Concepts exist as soon as they are defined.
We can "define" God, so he can exist as a concept. But that has absolutely no bearing on whether or not he
actually exists.
Suppose we are to compare the feeling of "Love" with God.
Some people believe in a magical, metaphysical, profound "force" called Love, I don't, but the disagreement is purely academic. With God it is a different matter.
Suppose we accept that Love (capital L) exists, as does God.
The powerful Love force causes itself to manifest feelings inside the human brain, called love (lowercase l). We experience love as a result of Love.
Similarly we can say that God causes us to experience "spiritual feelings", or belief.
We can see the effects of both of these things in the empirical world, by seeing how people behave.
Love -> love -> behaviour.
God -> belief -> behaviour.
Now we can tell that both love and belief exist. But we have to ask what caused them. Some would point to the system above.

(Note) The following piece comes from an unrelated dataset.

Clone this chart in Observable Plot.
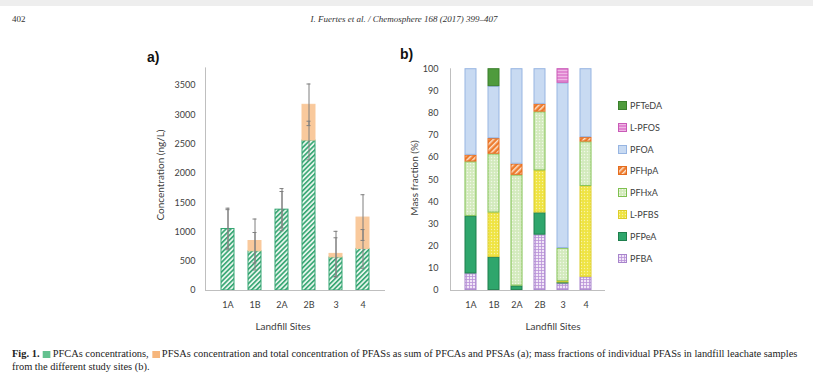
<!DOCTYPE html>
<html>
<head>
<meta charset="utf-8">
<script src="https://cdn.jsdelivr.net/npm/d3@7"></script>
<script src="https://cdn.jsdelivr.net/npm/@observablehq/plot@0.6"></script>
<style>
  html, body { margin: 0; padding: 0; background: #fff; }
  #page { position: relative; width: 813px; height: 381px; overflow: hidden; background: #fff; font-family: Lato, "Open Sans", sans-serif; color: #404040; }
  #topband { position: absolute; left: 0; top: 0; width: 813px; height: 6px; background: #eeeeee; }
  .abs { position: absolute; white-space: nowrap; }
  .hdr { font-family: "Liberation Serif", "DejaVu Serif", serif; font-size: 9px; color: #333; }
  .axtitle { font-size: 10px; color: #404040; }
  .panel { font-family: "Liberation Sans", Arial, sans-serif; font-weight: bold; font-size: 14px; color: #111; }
  .leg { font-size: 9px; color: #404040; display: flex; align-items: center; }
  .leg svg { margin-right: 3px; }
  .cap { font-family: "Liberation Serif", "DejaVu Serif", serif; font-size: 9.5px; color: #222; transform-origin: 0 0; }
  .sw { display: inline-block; width: 7px; height: 7px; vertical-align: -1px; margin: 0 2px 0 3px; }
</style>
</head>
<body>
<svg width="0" height="0" style="position:absolute">
  <defs>
    <pattern id="hatchA" patternUnits="userSpaceOnUse" width="3.4" height="3.4" patternTransform="rotate(45)">
      <rect width="3.4" height="3.4" fill="#e6f5ec"/>
      <rect width="1.6" height="3.4" fill="#35a572"/>
    </pattern>
    <pattern id="patPFBA" patternUnits="userSpaceOnUse" width="3" height="3">
      <rect width="3" height="3" fill="#f1e6f7"/>
      <rect width="3" height="0.8" fill="#b993d8"/>
      <rect width="0.8" height="3" fill="#b993d8"/>
    </pattern>
    <pattern id="patPFBS" patternUnits="userSpaceOnUse" width="3" height="3">
      <rect width="3" height="3" fill="#efe443"/>
      <circle cx="1.5" cy="1.5" r="0.7" fill="#f8f3a8"/>
    </pattern>
    <pattern id="patPFHxA" patternUnits="userSpaceOnUse" width="3" height="3">
      <rect width="3" height="3" fill="#d3eabd"/>
      <circle cx="1.5" cy="1.5" r="0.75" fill="#f1f8e8"/>
    </pattern>
    <pattern id="patPFHpA" patternUnits="userSpaceOnUse" width="4" height="4" patternTransform="rotate(45)">
      <rect width="4" height="4" fill="#ee7b2e"/>
      <rect width="1.5" height="4" fill="#fbe2cc"/>
    </pattern>
    <pattern id="patPFOS" patternUnits="userSpaceOnUse" width="3" height="3">
      <rect width="3" height="3" fill="#e187d1"/>
      <rect y="1" width="3" height="0.8" fill="#f3c3ea"/>
    </pattern>
  </defs>
</svg>

<div id="page">
  <div id="topband"></div>
  <div class="abs hdr" style="left:12px; top:14px;">402</div>
  <div class="abs hdr" style="left:404px; top:14px; transform:translateX(-50%); font-style:italic;">I. Fuertes et al. / Chemosphere 168 (2017) 399–407</div>

  <div class="abs panel" style="left:147px; top:49px;">a)</div>
  <div class="abs panel" style="left:400px; top:46px;">b)</div>

  <div class="abs axtitle" style="left:160px; top:175px; transform:translate(-50%,-50%) rotate(-90deg);">Concentration (ng/L)</div>
  <div class="abs axtitle" style="left:414px; top:178px; transform:translate(-50%,-50%) rotate(-90deg);">Mass fraction (%)</div>

  <div id="chartA" class="abs" style="left:130px; top:45px;"></div>
  <div id="chartB" class="abs" style="left:400px; top:45px;"></div>

  <div class="abs axtitle" style="left:283px; top:326px; transform:translate(-50%,-50%);">Landfill Sites</div>
  <div class="abs axtitle" style="left:553px; top:326px; transform:translate(-50%,-50%);">Landfill Sites</div>

  <div id="legend" class="abs" style="left:618px; top:100px;"></div>

  <div id="cap1" class="abs cap" style="left:12px; top:349px;"><b>Fig. 1.</b><span class="sw" style="background:#63c18f"></span>PFCAs concentrations,<span class="sw" style="background:#f6b67c"></span>PFSAs concentration and total concentration of PFASs as sum of PFCAs and PFSAs (a); mass fractions of individual PFASs in landfill leachate samples</div>
  <div id="cap2" class="abs cap" style="left:12px; top:362px;">from the different study sites (b).</div>
</div>

<script>
// ---------- Panel a data ----------
const sitesA = ["1A", "1B", "2A", "2B", "3", "4"];
const pfcas = [1050, 670, 1380, 2560, 565, 710];
const pfsas = [0, 175, 0, 610, 60, 535];
const pfcaErr = [330, 320, 310, 330, 335, 330];
const totalErr = [355, 375, 360, 355, 385, 390];
const yTicksA = [0, 500, 1000, 1500, 2000, 2500, 3000, 3500];

// ---------- Panel b data (mass fraction, %) ----------
const sitesB = ["1A", "1B", "2A", "2B", "3", "4"];
const seriesB = ["PFBA", "PFPeA", "L-PFBS", "PFHxA", "PFHpA", "PFOA", "L-PFOS", "PFTeDA"];
const PFBA   = [7.5, 0, 0, 25, 3, 6];
const PFPeA  = [26, 15, 2, 10, 0.5, 0];
const LPFBS  = [0, 20, 0, 19, 0.5, 41];
const PFHxA  = [24.5, 26.5, 50, 26.5, 15, 20];
const PFHpA  = [3, 7, 5, 3.5, 0, 2];
const PFOA   = [39, 23.5, 43, 16, 74.5, 31];
const LPFOS  = [0, 0, 0, 0, 6.5, 0];
const PFTeDA = [0, 8, 0, 0, 0, 0];
const yTicksB = [0, 10, 20, 30, 40, 50, 60, 70, 80, 90, 100];
const legendOrder = ["PFTeDA", "L-PFOS", "PFOA", "PFHpA", "PFHxA", "L-PFBS", "PFPeA", "PFBA"];

// ---------- styles ----------
const styleA = {
  PFCAs: {fill: "url(#hatchA)", stroke: "#35a572"},
  PFSAs: {fill: "#f9c99c", stroke: "#f9c99c"}
};
const styleB = {
  "PFBA":   {fill: "url(#patPFBA)", stroke: "#a784cc"},
  "PFPeA":  {fill: "#2fa66c", stroke: "#1e7e4d"},
  "L-PFBS": {fill: "url(#patPFBS)", stroke: "#dccd2a"},
  "PFHxA":  {fill: "url(#patPFHxA)", stroke: "#7fc04f"},
  "PFHpA":  {fill: "url(#patPFHpA)", stroke: "#e46c1e"},
  "PFOA":   {fill: "#c8daf2", stroke: "#97b5e2"},
  "L-PFOS": {fill: "url(#patPFOS)", stroke: "#c95ab7"},
  "PFTeDA": {fill: "#4f9b3d", stroke: "#3a7f2c"}
};

const axisStyle = {fontFamily: "Lato, 'Open Sans', sans-serif", fontSize: "9px", color: "#404040", background: "transparent", overflow: "visible"};

// ---------- Panel a ----------
const dataA = [];
sitesA.forEach((s, i) => {
  if (pfcas[i] > 0) dataA.push({site: s, group: "PFCAs", value: pfcas[i]});
  if (pfsas[i] > 0) dataA.push({site: s, group: "PFSAs", value: pfsas[i]});
});
const errA = [];
sitesA.forEach((s, i) => {
  errA.push({site: s, lo: pfcas[i] - pfcaErr[i], hi: pfcas[i] + pfcaErr[i]});
  const t = pfcas[i] + pfsas[i];
  errA.push({site: s, lo: t - totalErr[i], hi: t + totalErr[i]});
});

const chartA = Plot.plot({
  width: 265, height: 295,
  marginLeft: 75, marginRight: 10, marginTop: 22.4, marginBottom: 50,
  style: axisStyle,
  x: {domain: sitesA, padding: 0.53, label: null, tickSize: 0, tickPadding: 11},
  y: {domain: [0, 3800], ticks: yTicksA, tickFormat: d => String(d), tickSize: 0, tickPadding: 10, label: null},
  color: {type: "identity"},
  marks: [
    Plot.frame({anchor: "left", stroke: "#bfbfbf"}),
    Plot.barY(dataA, Plot.stackY({
      x: "site", y: "value", z: "group",
      fill: d => styleA[d.group].fill,
      stroke: d => styleA[d.group].stroke,
      strokeWidth: 1
    })),
    Plot.ruleX(errA, {x: "site", y1: "lo", y2: "hi", stroke: "#7f7f7f", strokeWidth: 1}),
    Plot.tickY(errA, {x: "site", y: "hi", stroke: "#7f7f7f", insetLeft: 4.5, insetRight: 4.5}),
    Plot.tickY(errA, {x: "site", y: "lo", stroke: "#7f7f7f", insetLeft: 4.5, insetRight: 4.5}),
    Plot.ruleY([0], {stroke: "#bfbfbf"})
  ]
});
document.getElementById("chartA").appendChild(chartA);

// ---------- Panel b ----------
const seriesValues = {
  "PFBA": PFBA, "PFPeA": PFPeA, "L-PFBS": LPFBS, "PFHxA": PFHxA,
  "PFHpA": PFHpA, "PFOA": PFOA, "L-PFOS": LPFOS, "PFTeDA": PFTeDA
};
const dataB = [];
seriesB.forEach(name => {
  seriesValues[name].forEach((v, i) => {
    if (v > 0) dataB.push({site: sitesB[i], series: name, value: v});
  });
});

const chartB = Plot.plot({
  width: 215, height: 295,
  marginLeft: 50, marginRight: 10, marginTop: 23.3, marginBottom: 50,
  style: axisStyle,
  x: {domain: sitesB, padding: 0.54, label: null, tickSize: 0, tickPadding: 11},
  y: {domain: [0, 100], ticks: yTicksB, tickSize: 0, tickPadding: 12, label: null},
  color: {type: "identity"},
  marks: [
    Plot.frame({anchor: "left", stroke: "#bfbfbf"}),
    Plot.barY(dataB, Plot.stackY({
      x: "site", y: "value", z: "series", order: seriesB,
      fill: d => styleB[d.series].fill,
      stroke: d => styleB[d.series].stroke,
      strokeWidth: 1, insetTop: 0.4, insetBottom: 0.4
    })),
    Plot.ruleY([0], {stroke: "#bfbfbf"})
  ]
});
document.getElementById("chartB").appendChild(chartB);

// ---------- Legend ----------
const legend = document.getElementById("legend");
legendOrder.forEach((name, k) => {
  const row = document.createElement("div");
  row.className = "leg";
  row.style.position = "absolute";
  row.style.left = "0px";
  row.style.top = (k * 21.8) + "px";
  const st = styleB[name];
  row.innerHTML = `<svg width="9" height="9"><rect x="0.5" y="0.5" width="8" height="8" fill="${st.fill}" stroke="${st.stroke}"/></svg><span>${name}</span>`;
  legend.appendChild(row);
});

// fit caption first line to the page text width
const cap1 = document.getElementById("cap1");
const cap2 = document.getElementById("cap2");
const k = 785 / cap1.offsetWidth;
cap1.style.transform = `scaleX(${k})`;
cap2.style.transform = `scaleX(${k})`;
</script>
</body>
</html>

I would claim that since Love has no effect on anything, except to cause love, then we can dispense with it. Ultimately it is an erroneous concept. Although we may use Love metaphorically, to try and describe our awesome experience of love, ultimately it remains, nothing more than an idea, with no "actual" existence.
But the point is, that it makes no difference if we take away Love, as the expression (Love -> love) could be regarded as a "single term".
So we can keep Love, or lose love. Ultimately it makes not one bit of difference to our outlook on life, except maybe one would result in more poetry.
Now if we try to do the same with God. We could claim that belief is caused by God, or that it is not caused by God. This time however it makes a difference, as God is not just supposed to be some abstract concept. He is supposed to
exist.
In other words (God -> belief) is a fundamentally different thing to (belief).
Since belief is a model that works perfectly well without God, then we cannot claim that the belief could be used as evidence for the existence of God.
You can pretty much replace love with all the abstarct concepts you want, but it doesn't effect the argument at hand.